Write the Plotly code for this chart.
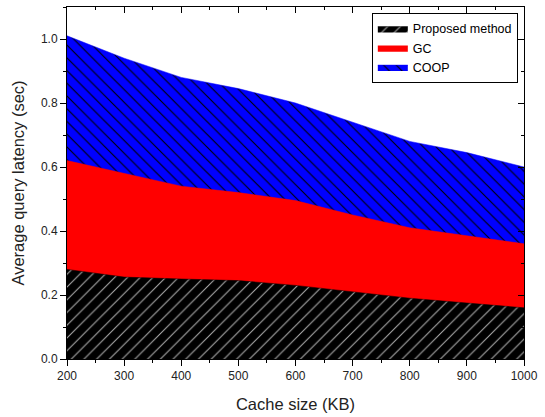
import plotly.graph_objects as go

cache_kb = [200, 300, 400, 500, 600, 700, 800, 900, 1000]
proposed = [0.28, 0.256, 0.25, 0.245, 0.23, 0.21, 0.19, 0.175, 0.16]
gc = [0.62, 0.58, 0.54, 0.52, 0.495, 0.45, 0.41, 0.385, 0.36]
coop = [1.01, 0.94, 0.88, 0.845, 0.80, 0.74, 0.68, 0.645, 0.60]

fig = go.Figure()
fig.add_trace(go.Scatter(
    x=cache_kb, y=coop, name="COOP", mode="lines", fill="tozeroy",
    line=dict(color="#0000ff", width=0.5),
    fillpattern=dict(shape="\\", bgcolor="#0000ff", fgcolor="#000000",
                     size=9, solidity=0.12, fillmode="replace"),
))
fig.add_trace(go.Scatter(
    x=cache_kb, y=gc, name="GC", mode="lines", fill="tozeroy",
    line=dict(color="#ff0000", width=0.5), fillcolor="#ff0000",
))
fig.add_trace(go.Scatter(
    x=cache_kb, y=proposed, name="Proposed method", mode="lines", fill="tozeroy",
    line=dict(color="#000000", width=0.5),
    fillpattern=dict(shape="/", bgcolor="#000000", fgcolor="#aaaaaa",
                     size=9, solidity=0.12, fillmode="replace"),
))
# invisible trace to anchor the mirrored (top/right) axes
fig.add_trace(go.Scatter(x=[200], y=[0], xaxis="x2", yaxis="y2",
                         mode="markers", marker=dict(opacity=0),
                         showlegend=False, hoverinfo="skip"))

font = "Liberation Sans, Arial, sans-serif"
fig.update_layout(
    width=545, height=417,
    margin=dict(l=67, r=21, t=7, b=58),
    paper_bgcolor="white", plot_bgcolor="white",
    font=dict(family=font, color="#222222"),
    showlegend=True,
    legend=dict(
        x=0.667, y=0.983, xanchor="left", yanchor="top",
        traceorder="reversed", bgcolor="white",
        bordercolor="#000000", borderwidth=1,
        font=dict(size=12.5, family=font, color="#000000"),
        itemwidth=30, tracegroupgap=0,
    ),
    xaxis=dict(
        range=[200, 1000], tickvals=[200, 300, 400, 500, 600, 700, 800, 900, 1000],
        ticks="outside", ticklen=6, tickcolor="#000", tickwidth=1,
        minor=dict(dtick=50, tick0=200, ticks="outside", ticklen=3, tickcolor="#000"),
        showline=True, linecolor="#000", linewidth=1, showgrid=False, zeroline=False,
        tickfont=dict(size=12, color="#222"),
        title=dict(text="Cache size (KB)", font=dict(size=16.5, color="#222"), standoff=16),
    ),
    yaxis=dict(
        range=[0, 1.1], tickvals=[0, 0.2, 0.4, 0.6, 0.8, 1.0],
        ticktext=["0.0", "0.2", "0.4", "0.6", "0.8", "1.0"],
        ticks="outside", ticklen=6, tickcolor="#000", tickwidth=1,
        minor=dict(dtick=0.1, tick0=0, ticks="outside", ticklen=3, tickcolor="#000"),
        showline=True, linecolor="#000", linewidth=1, showgrid=False, zeroline=False,
        tickfont=dict(size=12, color="#222"),
        title=dict(text="Average query latency (sec)", font=dict(size=16.5, color="#222"), standoff=12),
    ),
    xaxis2=dict(
        overlaying="x", side="top", range=[200, 1000],
        tickvals=[200, 300, 400, 500, 600, 700, 800, 900, 1000],
        ticks="inside", ticklen=6, tickcolor="#000", showticklabels=False,
        minor=dict(dtick=50, tick0=200, ticks="inside", ticklen=3, tickcolor="#000"),
        showline=True, linecolor="#000", linewidth=1, showgrid=False, zeroline=False,
    ),
    yaxis2=dict(
        overlaying="y", side="right", range=[0, 1.1],
        tickvals=[0, 0.2, 0.4, 0.6, 0.8, 1.0],
        ticks="inside", ticklen=6, tickcolor="#000", showticklabels=False,
        minor=dict(dtick=0.1, tick0=0, ticks="inside", ticklen=3, tickcolor="#000"),
        showline=True, linecolor="#000", linewidth=1, showgrid=False, zeroline=False,
    ),
)

fig.write_html("out.html", config={"displayModeBar": False},
               post_script="document.body.style.margin='0px';document.body.style.padding='0px';")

▶ [Exercise]: Write out every line above exactly as it is, leaving out the pictures.

▶ [Task result]:
Write the Plotly code for this chart.
import plotly.graph_objects as go

cache_kb = [200, 300, 400, 500, 600, 700, 800, 900, 1000]
proposed = [0.28, 0.256, 0.25, 0.245, 0.23, 0.21, 0.19, 0.175, 0.16]
gc = [0.62, 0.58, 0.54, 0.52, 0.495, 0.45, 0.41, 0.385, 0.36]
coop = [1.01, 0.94, 0.88, 0.845, 0.80, 0.74, 0.68, 0.645, 0.60]

fig = go.Figure()
fig.add_trace(go.Scatter(
    x=cache_kb, y=coop, name="COOP", mode="lines", fill="tozeroy",
    line=dict(color="#0000ff", width=0.5),
    fillpattern=dict(shape="\\", bgcolor="#0000ff", fgcolor="#000000",
                     size=9, solidity=0.12, fillmode="replace"),
))
fig.add_trace(go.Scatter(
    x=cache_kb, y=gc, name="GC", mode="lines", fill="tozeroy",
    line=dict(color="#ff0000", width=0.5), fillcolor="#ff0000",
))
fig.add_trace(go.Scatter(
    x=cache_kb, y=proposed, name="Proposed method", mode="lines", fill="tozeroy",
    line=dict(color="#000000", width=0.5),
    fillpattern=dict(shape="/", bgcolor="#000000", fgcolor="#aaaaaa",
                     size=9, solidity=0.12, fillmode="replace"),
))
# invisible trace to anchor the mirrored (top/right) axes
fig.add_trace(go.Scatter(x=[200], y=[0], xaxis="x2", yaxis="y2",
                         mode="markers", marker=dict(opacity=0),
                         showlegend=False, hoverinfo="skip"))

font = "Liberation Sans, Arial, sans-serif"
fig.update_layout(
    width=545, height=417,
    margin=dict(l=67, r=21, t=7, b=58),
    paper_bgcolor="white", plot_bgcolor="white",
    font=dict(family=font, color="#222222"),
    showlegend=True,
    legend=dict(
        x=0.667, y=0.983, xanchor="left", yanchor="top",
        traceorder="reversed", bgcolor="white",
        bordercolor="#000000", borderwidth=1,
        font=dict(size=12.5, family=font, color="#000000"),
        itemwidth=30, tracegroupgap=0,
    ),
    xaxis=dict(
        range=[200, 1000], tickvals=[200, 300, 400, 500, 600, 700, 800, 900, 1000],
        ticks="outside", ticklen=6, tickcolor="#000", tickwidth=1,
        minor=dict(dtick=50, tick0=200, ticks="outside", ticklen=3, tickcolor="#000"),
        showline=True, linecolor="#000", linewidth=1, showgrid=False, zeroline=False,
        tickfont=dict(size=12, color="#222"),
        title=dict(text="Cache size (KB)", font=dict(size=16.5, color="#222"), standoff=16),
    ),
    yaxis=dict(
        range=[0, 1.1], tickvals=[0, 0.2, 0.4, 0.6, 0.8, 1.0],
        ticktext=["0.0", "0.2", "0.4", "0.6", "0.8", "1.0"],
        ticks="outside", ticklen=6, tickcolor="#000", tickwidth=1,
        minor=dict(dtick=0.1, tick0=0, ticks="outside", ticklen=3, tickcolor="#000"),
        showline=True, linecolor="#000", linewidth=1, showgrid=False, zeroline=False,
        tickfont=dict(size=12, color="#222"),
        title=dict(text="Average query latency (sec)", font=dict(size=16.5, color="#222"), standoff=12),
    ),
    xaxis2=dict(
        overlaying="x", side="top", range=[200, 1000],
        tickvals=[200, 300, 400, 500, 600, 700, 800, 900, 1000],
        ticks="inside", ticklen=6, tickcolor="#000", showticklabels=False,
        minor=dict(dtick=50, tick0=200, ticks="inside", ticklen=3, tickcolor="#000"),
        showline=True, linecolor="#000", linewidth=1, showgrid=False, zeroline=False,
    ),
    yaxis2=dict(
        overlaying="y", side="right", range=[0, 1.1],
        tickvals=[0, 0.2, 0.4, 0.6, 0.8, 1.0],
        ticks="inside", ticklen=6, tickcolor="#000", showticklabels=False,
        minor=dict(dtick=0.1, tick0=0, ticks="inside", ticklen=3, tickcolor="#000"),
        showline=True, linecolor="#000", linewidth=1, showgrid=False, zeroline=False,
    ),
)

fig.write_html("out.html", config={"displayModeBar": False},
               post_script="document.body.style.margin='0px';document.body.style.padding='0px';")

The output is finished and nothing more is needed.